As an exercise in compiler bashing, I tried using the SPU intrinsics to hand-code the same algorithm as used in fls() – see fls6(). This came out at a fairly respectable 6.0s or 2.8s inlined. So even using an identical algorithm, and still writing scalar code, it is pretty easy to achieve a 33% to 220% speedup over the compiler-only version.
unsigned int fls6(unsigned int vi) { vec_uint4 v = spu_promote(vi, 0); vec_uint4 n = spu_splats((unsigned int)0); vec_uint4 cmp; vec_uint4 non; vec_uint4 von; non = spu_add(n, 16); von = spu_rlmask(v, -16); cmp = spu_cmpgt(v, (1<<16)-1); n = spu_sel(n, non, cmp); v = spu_sel(v, von, cmp); non = spu_add(n, 8); von = spu_rlmask(v, -8); cmp = spu_cmpgt(v, (1<<8)-1); n = spu_sel(n, non, cmp); v = spu_sel(v, von, cmp); non = spu_add(n, 4); von = spu_rlmask(v, -4); cmp = spu_cmpgt(v, (1<<4)-1); n = spu_sel(n, non, cmp); v = spu_sel(v, von, cmp); non = spu_add(n, 2); von = spu_rlmask(v, -2); cmp = spu_cmpgt(v, (1<<2)-1); n = spu_sel(n, non, cmp); v = spu_sel(v, von, cmp); non = spu_add(n, 1); cmp = spu_cmpgt(v, (1<<2)-1); n = spu_sel(n, non, cmp); return spu_extract(n, 0); }
(PS This has not been fully tested to confirm that it returns the correct result).
The compiler didn’t even schedule the instructions ideally – at least according to spu_timing. It was quite good, but you could easily still get another 3 or 4 cycles (out about 50 iirc – so say >5%) just by re-scheduling a couple of instructions.
I also tried a slightly different SPU version, taking advantage of the shuffle bytes instruction. This version only requires 2 compares and does much of the work as a lookup table. However the overhead of getting things setup or preparing the shuffle tables meant it was only about 1/2 the speed of the one above. It’s timing is shown as fls7().
Summary of results (inline only)
fls() fls2() fls3() fls4() fls5() fls6() fls7() Pentium M (1.5) 3.5 4.0 0.6 15 9.3 - - SPU 6.2 15 0.43 46 7.2 2.8 4.3 * fls3() is the single-instruction that does the same thing, on each cpu
Anyway, what did I learn from this:
- Different architectures can have very different performance characterstics (no surprise there – particularly on CELL). What works well on one might not work so well on another (e.g. small loops – fls2())
- A generally good algorithm is probably generally good however. e.g. fls() uses a binary search and potentially no branches. If branchless it also has a fixed execution time.
- Even with the same basic algorithm, implementation details matter. e.g. comparisons vs bit masking (fls() vs fls5()). Large bit masks may require expensive setup though non-immediate operands and/or physically larger instructions.

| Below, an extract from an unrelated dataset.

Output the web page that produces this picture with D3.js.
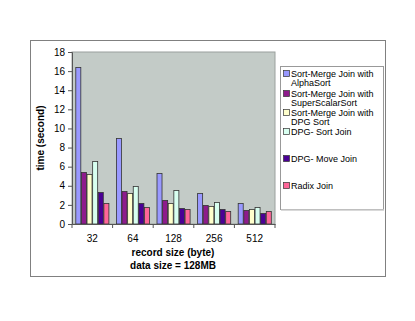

- Compilers are NOT ‘nearly always smarter than you’ – despite the tired line being repeated many times by textbook writers and bloggers. Yes choosing the right algorithm is more important than the language, but conversely you can implement the same improved algorithm in any language. fls() vs fls6(). Or the same bad algorithm in any language.
- A commonly used example implementation – one using shifts seems to actually run very poorly on modern hardware (fls4())
- High level languages like C can still do with some help from specific CPU support not exposed or accessible directly from the language, particularly with bit operations. You’d have to count builtin functions like __builtin__clz() in this instance – they are not part of C, but extensions (I didn’t try it, but I presume it would be the same as the inline asm version at least). fls3().
Did you try adding some __builtin_expect to help branch prediction ?
http://kerneltrap.org/node/4705
Something was whacked with your commenting interface the last time you posted on this so I couldn’t comment then, but I’d be curious to see the measured performance of this technique:
http://supertech.csail.mit.edu/papers/debruijn.pdf
This algorithm is constant in space and time in the theoretic sense. Its only costly operations are a memory access and a single multiplication; the variation will of course be entirely due to real-world effects, with caching probably dominating any discussion with respect to modern hardware.
I haven’t seen this algorithm mentioned very many places, probably because most CPUs (even many at the time it was published) make it irrelevant, but it’s an interesting idea nonetheless.